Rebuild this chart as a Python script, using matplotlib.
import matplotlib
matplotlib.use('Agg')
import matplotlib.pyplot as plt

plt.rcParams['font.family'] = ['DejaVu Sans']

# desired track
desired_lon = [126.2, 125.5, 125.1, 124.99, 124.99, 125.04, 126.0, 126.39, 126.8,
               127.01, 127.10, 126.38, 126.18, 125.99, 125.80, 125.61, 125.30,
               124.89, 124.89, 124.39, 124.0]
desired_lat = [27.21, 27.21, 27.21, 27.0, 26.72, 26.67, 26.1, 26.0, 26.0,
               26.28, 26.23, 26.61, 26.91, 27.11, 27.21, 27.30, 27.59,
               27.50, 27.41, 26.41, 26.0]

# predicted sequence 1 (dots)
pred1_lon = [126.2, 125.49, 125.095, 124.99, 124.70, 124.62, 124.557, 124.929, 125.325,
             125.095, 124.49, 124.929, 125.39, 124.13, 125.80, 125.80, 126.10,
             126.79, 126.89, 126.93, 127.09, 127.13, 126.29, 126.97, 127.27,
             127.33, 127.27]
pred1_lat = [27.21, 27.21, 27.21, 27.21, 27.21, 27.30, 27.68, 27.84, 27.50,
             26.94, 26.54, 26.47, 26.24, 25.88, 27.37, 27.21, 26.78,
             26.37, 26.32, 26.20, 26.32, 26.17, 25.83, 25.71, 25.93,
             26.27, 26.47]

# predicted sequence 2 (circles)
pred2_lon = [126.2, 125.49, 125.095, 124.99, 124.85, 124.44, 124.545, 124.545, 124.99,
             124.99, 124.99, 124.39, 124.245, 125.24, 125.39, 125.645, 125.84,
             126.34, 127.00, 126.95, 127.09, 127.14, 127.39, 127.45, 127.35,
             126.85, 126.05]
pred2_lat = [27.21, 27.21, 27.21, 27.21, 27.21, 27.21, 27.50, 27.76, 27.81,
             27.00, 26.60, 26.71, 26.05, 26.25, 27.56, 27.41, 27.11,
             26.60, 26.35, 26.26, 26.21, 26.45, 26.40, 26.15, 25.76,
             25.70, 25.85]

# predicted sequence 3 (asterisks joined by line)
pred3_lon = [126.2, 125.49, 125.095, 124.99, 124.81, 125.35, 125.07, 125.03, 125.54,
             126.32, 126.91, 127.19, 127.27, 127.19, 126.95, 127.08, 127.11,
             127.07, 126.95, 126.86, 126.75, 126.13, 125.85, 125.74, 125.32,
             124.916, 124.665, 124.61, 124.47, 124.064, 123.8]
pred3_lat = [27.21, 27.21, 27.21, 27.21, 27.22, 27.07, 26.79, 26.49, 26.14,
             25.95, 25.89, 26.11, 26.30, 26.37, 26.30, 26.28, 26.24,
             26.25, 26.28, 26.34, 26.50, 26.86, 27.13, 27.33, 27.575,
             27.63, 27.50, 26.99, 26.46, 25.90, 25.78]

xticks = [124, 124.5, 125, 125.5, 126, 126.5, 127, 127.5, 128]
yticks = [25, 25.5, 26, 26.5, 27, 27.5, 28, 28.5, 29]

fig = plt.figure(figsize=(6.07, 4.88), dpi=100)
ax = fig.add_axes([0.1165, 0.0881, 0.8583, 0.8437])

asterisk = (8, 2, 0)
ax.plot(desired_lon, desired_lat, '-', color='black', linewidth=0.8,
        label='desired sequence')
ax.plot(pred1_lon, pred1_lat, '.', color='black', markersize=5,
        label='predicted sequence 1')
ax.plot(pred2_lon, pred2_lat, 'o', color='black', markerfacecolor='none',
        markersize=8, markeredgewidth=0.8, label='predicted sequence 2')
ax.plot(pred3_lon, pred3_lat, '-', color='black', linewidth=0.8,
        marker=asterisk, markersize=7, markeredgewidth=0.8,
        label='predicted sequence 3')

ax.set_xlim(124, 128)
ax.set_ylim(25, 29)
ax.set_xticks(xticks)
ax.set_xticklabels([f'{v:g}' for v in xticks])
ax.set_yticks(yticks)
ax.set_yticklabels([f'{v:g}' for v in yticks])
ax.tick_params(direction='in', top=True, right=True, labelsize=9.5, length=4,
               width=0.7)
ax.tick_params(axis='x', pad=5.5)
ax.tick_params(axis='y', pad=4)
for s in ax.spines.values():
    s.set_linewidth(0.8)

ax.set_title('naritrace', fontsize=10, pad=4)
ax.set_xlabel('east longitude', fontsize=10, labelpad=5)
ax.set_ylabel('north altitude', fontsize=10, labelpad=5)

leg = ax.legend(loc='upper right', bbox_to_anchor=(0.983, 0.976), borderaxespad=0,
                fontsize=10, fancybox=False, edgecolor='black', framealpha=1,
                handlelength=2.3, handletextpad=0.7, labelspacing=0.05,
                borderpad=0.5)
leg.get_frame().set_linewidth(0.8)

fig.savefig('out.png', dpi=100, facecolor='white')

◇ ◇ ◇ ◇ ◇

- [Instructions for the task]:
Reproduce all of the material above word for word.

- [Right answer]:
Rebuild this chart as a Python script, using matplotlib.
import matplotlib
matplotlib.use('Agg')
import matplotlib.pyplot as plt

plt.rcParams['font.family'] = ['DejaVu Sans']

# desired track
desired_lon = [126.2, 125.5, 125.1, 124.99, 124.99, 125.04, 126.0, 126.39, 126.8,
               127.01, 127.10, 126.38, 126.18, 125.99, 125.80, 125.61, 125.30,
               124.89, 124.89, 124.39, 124.0]
desired_lat = [27.21, 27.21, 27.21, 27.0, 26.72, 26.67, 26.1, 26.0, 26.0,
               26.28, 26.23, 26.61, 26.91, 27.11, 27.21, 27.30, 27.59,
               27.50, 27.41, 26.41, 26.0]

# predicted sequence 1 (dots)
pred1_lon = [126.2, 125.49, 125.095, 124.99, 124.70, 124.62, 124.557, 124.929, 125.325,
             125.095, 124.49, 124.929, 125.39, 124.13, 125.80, 125.80, 126.10,
             126.79, 126.89, 126.93, 127.09, 127.13, 126.29, 126.97, 127.27,
             127.33, 127.27]
pred1_lat = [27.21, 27.21, 27.21, 27.21, 27.21, 27.30, 27.68, 27.84, 27.50,
             26.94, 26.54, 26.47, 26.24, 25.88, 27.37, 27.21, 26.78,
             26.37, 26.32, 26.20, 26.32, 26.17, 25.83, 25.71, 25.93,
             26.27, 26.47]

# predicted sequence 2 (circles)
pred2_lon = [126.2, 125.49, 125.095, 124.99, 124.85, 124.44, 124.545, 124.545, 124.99,
             124.99, 124.99, 124.39, 124.245, 125.24, 125.39, 125.645, 125.84,
             126.34, 127.00, 126.95, 127.09, 127.14, 127.39, 127.45, 127.35,
             126.85, 126.05]
pred2_lat = [27.21, 27.21, 27.21, 27.21, 27.21, 27.21, 27.50, 27.76, 27.81,
             27.00, 26.60, 26.71, 26.05, 26.25, 27.56, 27.41, 27.11,
             26.60, 26.35, 26.26, 26.21, 26.45, 26.40, 26.15, 25.76,
             25.70, 25.85]

# predicted sequence 3 (asterisks joined by line)
pred3_lon = [126.2, 125.49, 125.095, 124.99, 124.81, 125.35, 125.07, 125.03, 125.54,
             126.32, 126.91, 127.19, 127.27, 127.19, 126.95, 127.08, 127.11,
             127.07, 126.95, 126.86, 126.75, 126.13, 125.85, 125.74, 125.32,
             124.916, 124.665, 124.61, 124.47, 124.064, 123.8]
pred3_lat = [27.21, 27.21, 27.21, 27.21, 27.22, 27.07, 26.79, 26.49, 26.14,
             25.95, 25.89, 26.11, 26.30, 26.37, 26.30, 26.28, 26.24,
             26.25, 26.28, 26.34, 26.50, 26.86, 27.13, 27.33, 27.575,
             27.63, 27.50, 26.99, 26.46, 25.90, 25.78]

xticks = [124, 124.5, 125, 125.5, 126, 126.5, 127, 127.5, 128]
yticks = [25, 25.5, 26, 26.5, 27, 27.5, 28, 28.5, 29]

fig = plt.figure(figsize=(6.07, 4.88), dpi=100)
ax = fig.add_axes([0.1165, 0.0881, 0.8583, 0.8437])

asterisk = (8, 2, 0)
ax.plot(desired_lon, desired_lat, '-', color='black', linewidth=0.8,
        label='desired sequence')
ax.plot(pred1_lon, pred1_lat, '.', color='black', markersize=5,
        label='predicted sequence 1')
ax.plot(pred2_lon, pred2_lat, 'o', color='black', markerfacecolor='none',
        markersize=8, markeredgewidth=0.8, label='predicted sequence 2')
ax.plot(pred3_lon, pred3_lat, '-', color='black', linewidth=0.8,
        marker=asterisk, markersize=7, markeredgewidth=0.8,
        label='predicted sequence 3')

ax.set_xlim(124, 128)
ax.set_ylim(25, 29)
ax.set_xticks(xticks)
ax.set_xticklabels([f'{v:g}' for v in xticks])
ax.set_yticks(yticks)
ax.set_yticklabels([f'{v:g}' for v in yticks])
ax.tick_params(direction='in', top=True, right=True, labelsize=9.5, length=4,
               width=0.7)
ax.tick_params(axis='x', pad=5.5)
ax.tick_params(axis='y', pad=4)
for s in ax.spines.values():
    s.set_linewidth(0.8)

ax.set_title('naritrace', fontsize=10, pad=4)
ax.set_xlabel('east longitude', fontsize=10, labelpad=5)
ax.set_ylabel('north altitude', fontsize=10, labelpad=5)

leg = ax.legend(loc='upper right', bbox_to_anchor=(0.983, 0.976), borderaxespad=0,
                fontsize=10, fancybox=False, edgecolor='black', framealpha=1,
                handlelength=2.3, handletextpad=0.7, labelspacing=0.05,
                borderpad=0.5)
leg.get_frame().set_linewidth(0.8)

fig.savefig('out.png', dpi=100, facecolor='white')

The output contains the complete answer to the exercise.